NEM FUTEBOL
João Eichbaum
Depois do incêndio da boate Kiss, nem futebol houve mais em Santa Maria.
Quer tenham sido devorados repentinamente pelo
zelo, quer estejam estremecidos pelo
medo de responder por homicídio doloso, improbidade, homicídio culposo, “domínio do fato” e quejandos, os bombeiros e
outros funcionários começaram uma varredura sem precedentes, em qualquer
ambiente que reúna público.
O “stress” da mortandade coletiva é responsável
por tudo isso. E todos esquecem que a morte de uma só pessoa dói muito mais
para seus próximos do que centenas de mortes para pessoas que nem sequer
conhecem as vítimas.
Entendam o que quero dizer. Refiro-me à segurança
em geral. Refiro-me à mortandade que segue no trânsito, nos assaltos, e nas
discórdias particulares. Refiro-me à insegurança que domina os cidadãos
crumpridores dos deveres fiscais, que não dispõem de qualquer proteção.
Refiro-me aos assassinatos cujos autores ou não foram encontrados ou foram
poupados da execração pública nos salões da UFSM.
A proteção, que o Estado agora está procurando
dar, se limita às mortes e desgraças coletivas, às tragédias que causam
consternação e revoltas públicas, dão votos para alguns políticos, tiram votos
de outros, desmistificam quem vende a imagem de “ótimo” governante e sai pelo
Rio Grande afora, dando abraços nas vítimas ou em seus familiares, tentando
fazer o povo sonhar acordado.
Esse “stress” pela segurança coletiva, em
detrimento da segurança individual, tirou até o futebol de Santa Maria.
Tempos houve em que a programação mais
emocionante da cidade, nos domingos de tarde, era o futebol. O grande clássico
Rio-Nal mexia com todos. Nem mesmo as crianças, que acabavam indo para a
“matinée” do cinema Imperial, escapavam da grande emoção dominical.

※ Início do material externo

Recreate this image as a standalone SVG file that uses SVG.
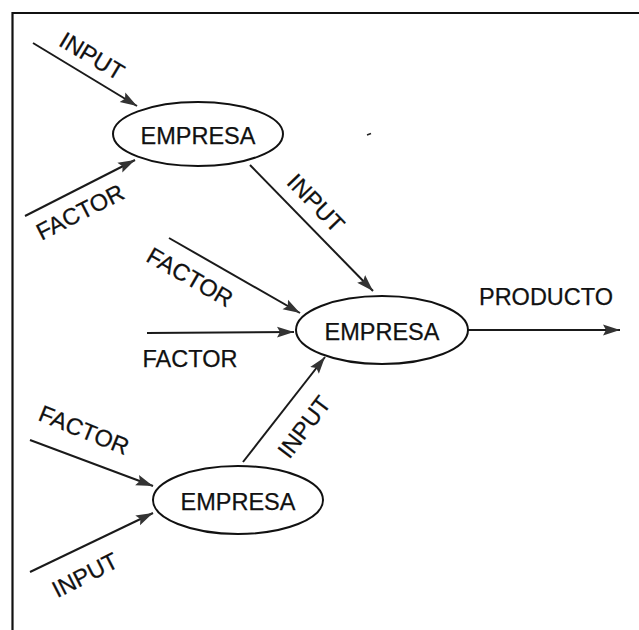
<svg xmlns="http://www.w3.org/2000/svg" width="639" height="630" viewBox="0 0 639 630">
  <style>
    .frame { fill: none; stroke: #111; stroke-width: 2.2; }
    .node ellipse { fill: #fff; stroke: #111; stroke-width: 2; }
    .lbl { font-family: "Liberation Sans", Arial, sans-serif; font-size: 23.5px; fill: #111; stroke: #111; stroke-width: 0.25; text-anchor: middle; }
    .edge { fill: none; stroke: #1a1a1a; stroke-width: 2; marker-end: url(#arrow); }
  </style>
  <defs>
    <marker id="arrow" markerUnits="userSpaceOnUse" markerWidth="20" markerHeight="14" refX="17" refY="7" orient="auto">
      <path d="M0,1.5 L17,7 L0,12.5 L3,7 Z" fill="#333"/>
    </marker>
  </defs>

  <rect width="639" height="630" fill="#fff"/>

  <!-- open frame: top and left edges only -->
  <path class="frame" d="M639,13 H12.5 V630"/>

  <!-- connectors -->
  <g id="connectors">
    <line class="edge" x1="33" y1="43" x2="137" y2="106"/>
    <line class="edge" x1="25" y1="216" x2="135" y2="160"/>
    <line class="edge" x1="250" y1="165" x2="373" y2="291"/>
    <line class="edge" x1="169" y1="238" x2="300" y2="313"/>
    <line class="edge" x1="147" y1="333" x2="294" y2="332"/>
    <line class="edge" x1="468" y1="330" x2="620" y2="330"/>
    <line class="edge" x1="243" y1="462" x2="325" y2="357"/>
    <line class="edge" x1="30" y1="440" x2="153" y2="486"/>
    <line class="edge" x1="30" y1="572" x2="153" y2="513"/>

    <text class="lbl" transform="translate(92,56) rotate(31)" dy="0.35em">INPUT</text>
    <text class="lbl" transform="translate(80,212) rotate(-27)" dy="0.35em">FACTOR</text>
    <text class="lbl" transform="translate(316,203) rotate(46)" dy="0.35em">INPUT</text>
    <text class="lbl" transform="translate(190,277) rotate(30)" dy="0.35em">FACTOR</text>
    <text class="lbl" x="190" y="367">FACTOR</text>
    <text class="lbl" x="546" y="305">PRODUCTO</text>
    <text class="lbl" transform="translate(304,427) rotate(-53)" dy="0.35em">INPUT</text>
    <text class="lbl" transform="translate(84,430) rotate(22)" dy="0.35em">FACTOR</text>
    <text class="lbl" transform="translate(85,575) rotate(-27)" dy="0.35em">INPUT</text>
  </g>

  <!-- firms -->
  <g id="empresa-top" class="node">
    <ellipse cx="198" cy="134" rx="85" ry="32"/>
    <text class="lbl" x="198" y="144">EMPRESA</text>
  </g>
  <g id="empresa-center" class="node">
    <ellipse cx="382" cy="330" rx="86" ry="34"/>
    <text class="lbl" x="382" y="340">EMPRESA</text>
  </g>
  <g id="empresa-bottom" class="node">
    <ellipse cx="238" cy="500" rx="85" ry="34"/>
    <text class="lbl" x="238" y="510">EMPRESA</text>
  </g>

  <!-- small stray mark -->
  <line x1="367" y1="135" x2="371" y2="133.5" stroke="#222" stroke-width="1.5"/>
</svg>
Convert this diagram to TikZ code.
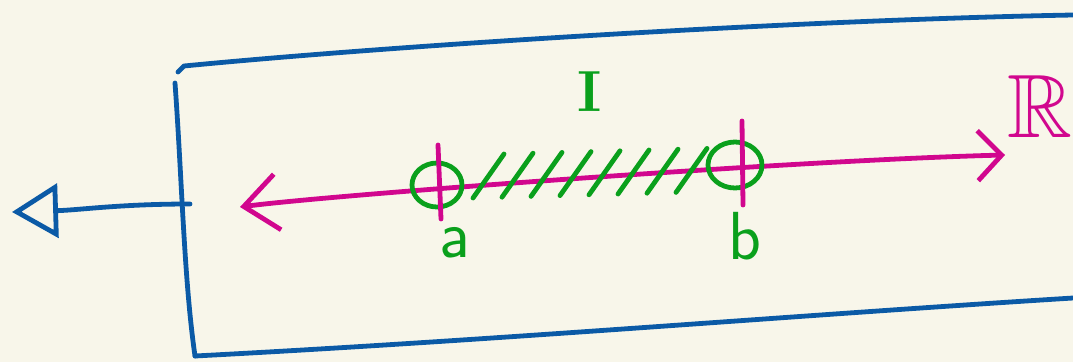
\documentclass[tikz,border=0pt]{standalone}
\usepackage{amssymb}
\usetikzlibrary{arrows.meta}

\definecolor{paper}{HTML}{F8F6EA}
\definecolor{inkblue}{HTML}{0B5AA6}
\definecolor{inkpink}{HTML}{D1078E}
\definecolor{inkgreen}{HTML}{0AA01C}

\begin{document}
\begin{tikzpicture}[x=1pt, y=-1pt, line cap=round, line join=round,
  pen/.style={line width=4.8pt},
  boxline/.style={pen, draw=inkblue},
  realline/.style={pen, draw=inkpink, {Straight Barb[length=34pt, width=56pt]}-{Straight Barb[length=24pt, width=50pt]}},
  tick/.style={pen, draw=inkpink},
  green/.style={pen, draw=inkgreen},
  lbl/.style={text=inkgreen, inner sep=0pt, font=\sffamily\fontsize{68}{68}\selectfont}]
\path[fill=paper, use as bounding box] (0,0) rectangle (1073,362);

% the box, open to the right
\draw[boxline] (178,72) -- (184,66) .. controls (400,45) and (800,20) .. (1073,15);
\draw[boxline] (195,356) .. controls (500,340) and (800,315) .. (1073,298);
\draw[boxline] (175,83) .. controls (182,180) and (184,280) .. (195,356);

% arrow out of the box
\coordinate (stem) at (190,204);
\coordinate (tip) at (12,212);
\draw[boxline, -{Triangle[open, length=46pt, width=54pt]}] (stem) .. controls (120,204) and (80,210) .. (tip);

% the real line
\coordinate (rl) at (240,207);
\coordinate (rr) at (1005,155);
\coordinate (pa) at (437,185);
\coordinate (pb) at (735,165);
\draw[realline] (rl) .. controls (330,195) and (800,160) .. (rr);
\node[text=inkpink, inner sep=0pt, font=\fontsize{90}{90}\selectfont] (R) at (1040,106) {$\mathbb{R}$};

% the interval
\draw[green] (pa) ellipse (25 and 22);
\draw[green] (pb) ellipse (27 and 23);
\draw[tick] (438,145) -- (441,219);
\draw[tick] (742,121) -- (743,205);
\foreach \i in {0,...,7}
  \draw[green] ({473+29*\i},{198-0.8*\i}) -- ++(31,-44);

\node[lbl] (la) at (455,243) {a};
\node[lbl] (lb) at (745,236) {b};
\node[lbl, font=\rmfamily\bfseries\fontsize{58}{58}\selectfont] (I) at (590,92) {I};
\end{tikzpicture}
\end{document}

E o cenário era sempre o mesmo: o velho
Eucaliptos. Pequeno, mas acolhedor, o estádio do glorioso ferrinho se tornava
menor ainda, com o grande número de aficcionados - como dizia A Razão naquele
tempo - que lá se aglomerava, para viver as grandes emoções do espetáculo.
Esse, não poucas, vezes incluía luta livre, com uma variada distribuição de
pontapés e bofetadas, seguidos de muitos “deixa disso” e correrias.
Mas, valia o Rio-Nal. Era o assunto que
dominava no Café Guarany, na confeitaria Segala, nos grupinhos que se formavam
na primeira quadra, durante a semana.
Os tempos eram outros. Não havia boates. Não
havia esses escurinhos cintilantes onde se reúnem moças à procura de namorados,
ou casais, buscando passatempo, em
número muito maior do que a torcida do Riograndense.
Naquele tempo havia a “zona”, da Riachuelo
para baixo, onde pontificava o Balalaika, cheio de portas e janelas, que não precisava de “alvará”, onde se
dançava bolero e onde nunca o fogo chegou.
Mas, hoje, tudo mudou. O medo dos
funcionários os fez puxar as aldravas dos estádios e não permite que se possa
assistir a uma partida de futebol na cidade.
Boate, então, nem pensar. Lugar de diversão
para os santamarienses agora é só a cama.